Tuesday

Jumpin' Good Goat Dairy & Cooking With Goat Cheese

If you want to know what the point of this blog is, please feel free to read the 'about' section.

Although I have had the idea for this for a while now, it feels like now is a great time to start. I'm sure by now everyone has heard about 'pink slime' or 'finely textured lean beef' as they like to call it. The defense has always been that they shouldn't have to label it because it's just beef and that it has been used for years and it didn't bother anyone. This just made me stop and think/wonder how many people don't know what they're eating or even think about where their food comes from beyond the grocery store, I know I haven't always. Even Wild Oats or Whole Foods, how often do people really think beyond the store shelves? So part of my little Colorado project I am working on here is cooking, specifically cooking with foods that I know where they came from.

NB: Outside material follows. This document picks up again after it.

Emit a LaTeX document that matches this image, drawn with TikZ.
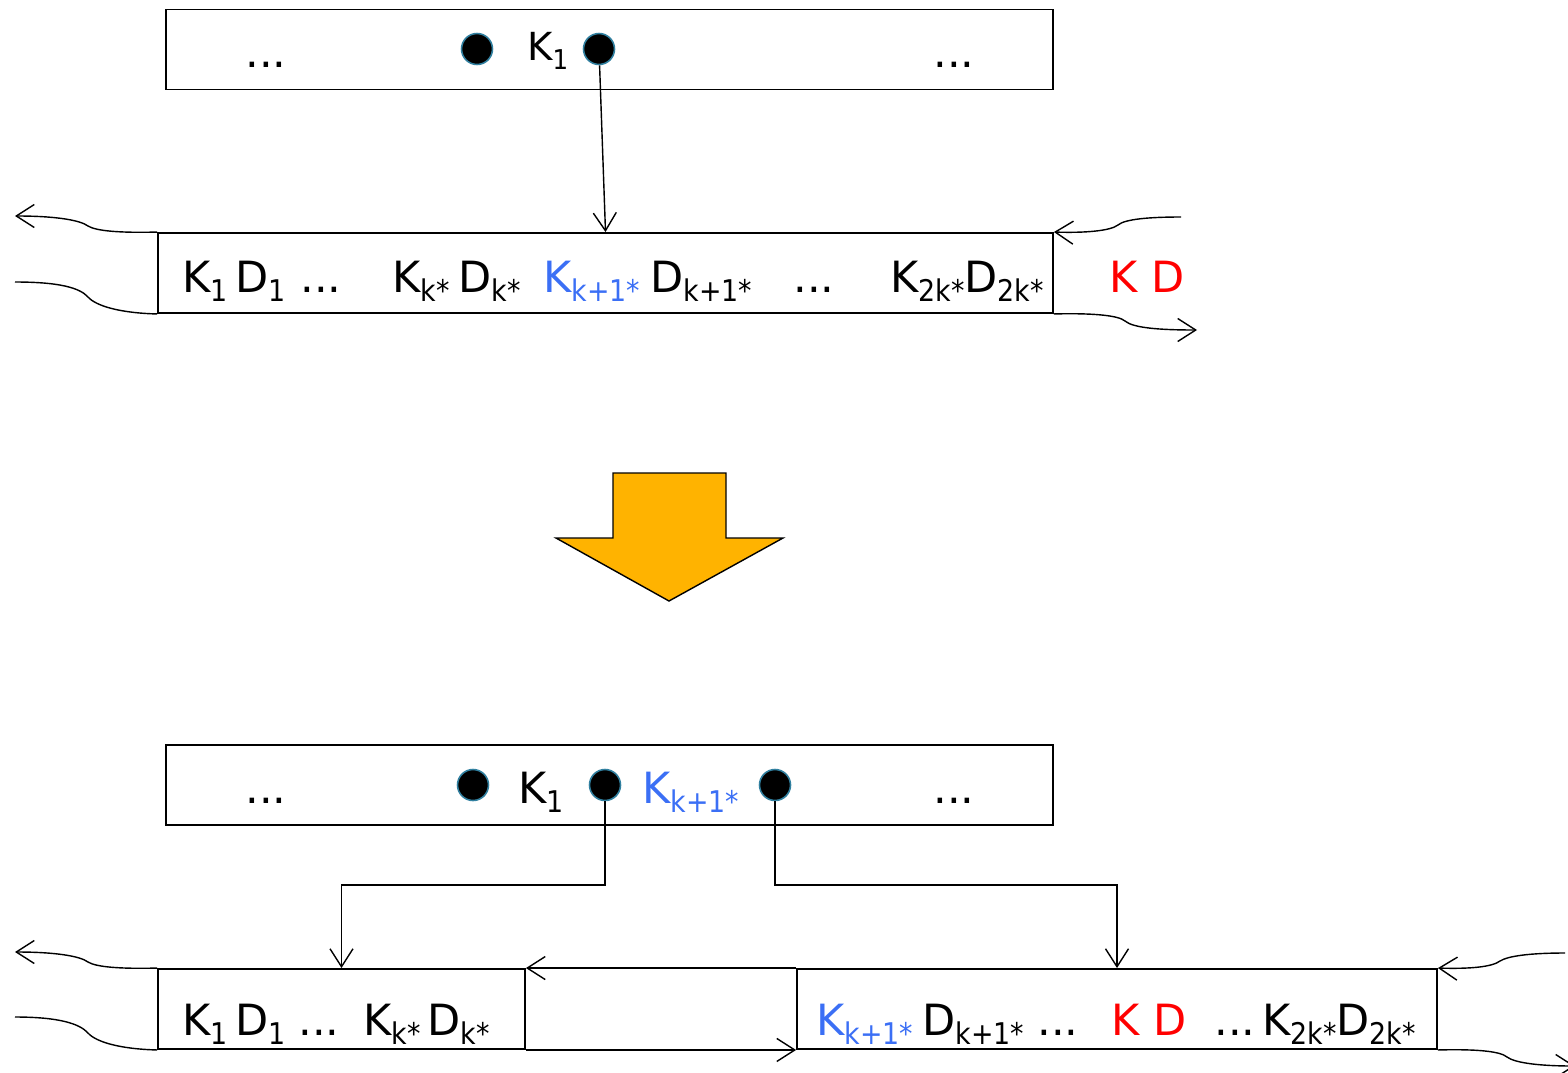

My first little outing (because, hey you may as well start close to home) was going to the Jumpin' Good Goat Dairy, located just a couple of miles from my home sweet home.



The Jumpin' Good Country Store is located on the farm itself and if you go at the right time (which I didn't) you can tour the farm and even feed the baby goats. Even though I didn't go on the tour I still got to talk to the owner who was more than happy to let me go take pictures of the goats, pet a couple of the older ones and get bit by one of them (not hard).



I invested in some fresh eggs and a couple of different kinds of goat cheese. They also sell potatoes that they grow there and goat meat (that I was a little to scared to buy). They do have samples of most if not all of their different cheeses for you to try before you buy them.


I'll be honest, I had never cooked with goat cheese, so I played it a little bit safe with my goat cheese recipes.


The first cheese that I got was an Amuse Bouche, which I used on a Margherita Style Pizza (primarily because I am not really a fan of pizza sauce).

Ingredients:

  • Pizza Crust
  • 4oz Amuse Bouche Goat Cheese (or whatever cheese you like)
  • 1 1/2 TBSP Olive Oil
  • Medium/Large Tomato (my tomato came from the grocery store, but I did opt for a 'Colorado Proud' tomato, like I try to do with most of my produce)
  • Basil, Rosemary, Oregano, Thyme
  • Garlic
  • Spinach
  • Corn Meal
Personally I usually opt for making my own pizza crust, but if I am feeling particularly lazy I will buy pizza dough from the local pizza place (I never use store bought, but you can if you want). 

Start by rolling out your pizza crust on your pizza pan or pizza stone (I personally love my pizza stone), brush bottom side with a little olive oil and sprinkle with a little bit of corn meal. Brush the top of the pizza dough with olive oil, top with sliced tomato, thinly sliced garlic (can also use garlic powder or minced garlic), crumbled goat cheese, sprinkle with Basil, Rosemary, Oregano, Thyme (or whatever spices you like), and I also topped mine with a little bit of spinach (pre-cooked). Bake for 20-25 minutes at 375 degrees (note the amount of time needed to cook depends on thickness of the crust and how crispy you like it, so keep an eye on your pizza). If you've never cooked with goat cheese, keep in mind that it softens and will brown as it cooks it doesn't melt like other cheeses do.


As an easy peasy side dish, Pasta Salad. It's my all time favorite super fast and easy meal/side dish. Even when I hardly ever cooked, this was my go-to dish for any event where I needed to bring a dish ;)

Ingredients:
  • Pasta (any kind/kinds you want)
  • Roasted Red Peppers
  • Italian Dressing
  • Goat Cheese Feta (or regular feta cheese)
Boil pasta (once cooked, rinse and set aside) in this case I used tri-color and macaroni but you really can use whatever kind you like or combinations of different pastas, dice roasted red peppers, crumble cheese (if not already crumbled). Put pasta in mixing bowl, mix in a few tablespoons of Italian dressing (to taste), diced roasted red peppers (as much as you like), and feta cheese. I also usually add chopped raw broccoli, but I forgot to buy any. Can be served immediately, but it's best served chilled for a couple of hours or longer.


Of course as we tend to love our beer in Colorado, or the best way that I have heard it put, 'Colorado is the Napa Valley of micro breweries.' Everything is best served with a Colorado micro brew. In this case (because it was what happened to be in my fridge), Colorado's favorite or at least most popular micro brew, a Fat Tire.